Котов и гражданский оба сели в кузов, и мы поехали туда, где под большим деревом ждали нас остальные. Остававшийся за старшего летчик-капитан растерянно рассказал мне, что действительно недалеко в лесу упал сбитый немецкий бомбардировщик и были видны два спускавшихся парашюта. Котов, взяв с собой Двух легко раненных красноармейцев, пошел туда, поближе к опушке, и увидел, что от опушки метрах в шестистах от него перебежали двое в черных комбинезонах. Он стал кричать им: "Стой!", но они побежали еще сильней. Тогда он приложился и выстрелил. С первого же выстрела один из бежавших упал, а второй убежал в лес. Когда Котов вместе с красноармейцами дошли до упавшего, то увидели, что это лежит убитый наповал мальчик в черной форме ремесленного училища. Потом туда же прибежал вскоре его отец - этот человек с велосипедом, бухгалтер колхоза.
Что было делать? Отец плакал и кричал, что Котова надо расстрелять, что Котов убил его сына, единственного сына, что мать еще не знает об этом и он сам даже не знает, как ей об этом сказать. Он требовал от меня, чтобы я оставил Котова здесь, в их деревне, в километре отсюда, пока он не вызовет кого-нибудь из местного НКВД.
Слушая его отчаянный ожесточенный голос, я вдруг понял, что если оставить здесь Котова, то вполне возможно, что отец убитого и соседи, даже тот же местный участковый милиционер, да и всякий другой, кто тут окажется, в том нервном, отчаянном состоянии, которое сегодня здесь у всех, просто устроят самосуд над убийцей, и вместо одного убитого будут двое.

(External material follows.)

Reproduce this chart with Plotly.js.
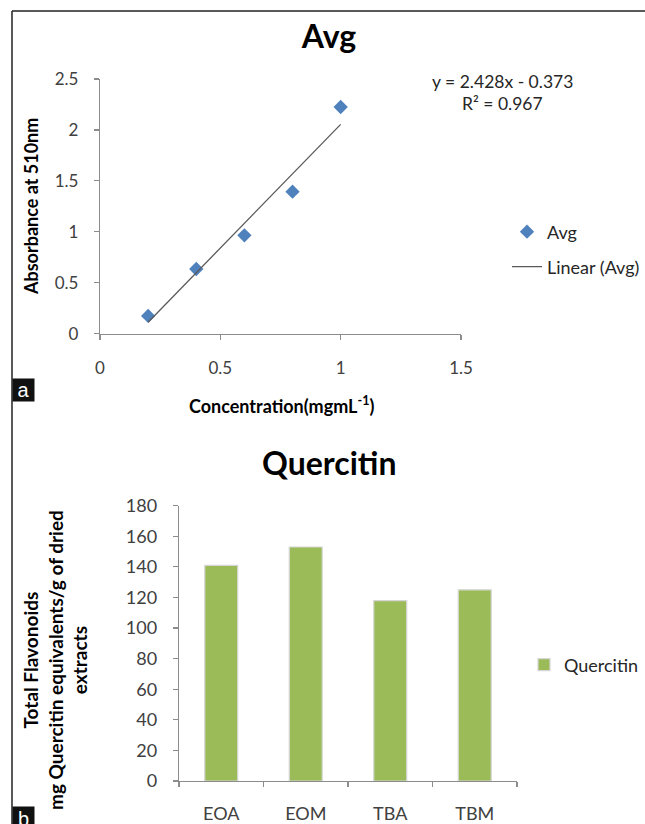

Я сказал, что не могу оставить здесь Котова и что сдам его сам в военную прокуратуру в Могилеве, куда я возвращаюсь. Отец мальчика стал кричать, что он знает, что я хочу укрыть убийцу, что я хочу скрыть все это дело и что нет - он не отпустит Котова, что так нельзя. Тогда я сказал Котову, что он арестован, отобрал у него оружие и патроны, посадил его в кузов грузовика и в присутствии отца убитого приказал одному из красноармейцев охранять Котова и, если Котов попытается бежать, - стрелять по нему. Потом записал на бумажке свою фамилию и место службы - редакцию, отдал бумажку отцу убитого и твердо обещал, что это дело будет разобрано.

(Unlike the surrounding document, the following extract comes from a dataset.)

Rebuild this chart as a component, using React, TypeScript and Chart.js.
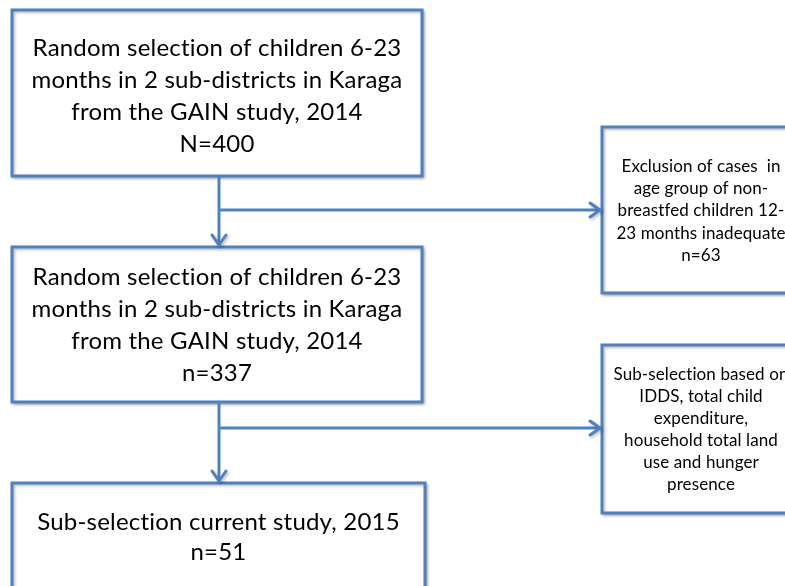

Времени терять было нельзя. Я сел в машину, и мы рванулись с места. Отец убитого стоял на дороге - раздавленный горем человек, к тому же еще угнетенный, наверно, мыслью, что я все-таки скрою случившееся, и убийца его сына не понесет наказания.
Спустя километр мы пронеслись через деревню. Стояла толпа, слышались вопли и крики. Наверно, только что узнали о случившемся. Я еще раз подумал, что действительно здесь могли бы устроить самосуд над Котовым.
Всю обратную дорогу мы ехали молча. Сначала сзади еще доносилась артиллерийская стрельба, потом стало тихо. Как мне потом говорили, немцы в этот день с утра действительно небольшими силами форсировали Березину около Бобруйска и навели панику в лесах на этой стороне. Их отбивало в пешем строю растянутое на двенадцать километров Бобруйское танковое училище, которое на следующий день, когда немцы окончательно переправились, все и полегло там, в лесах, в неравном бою.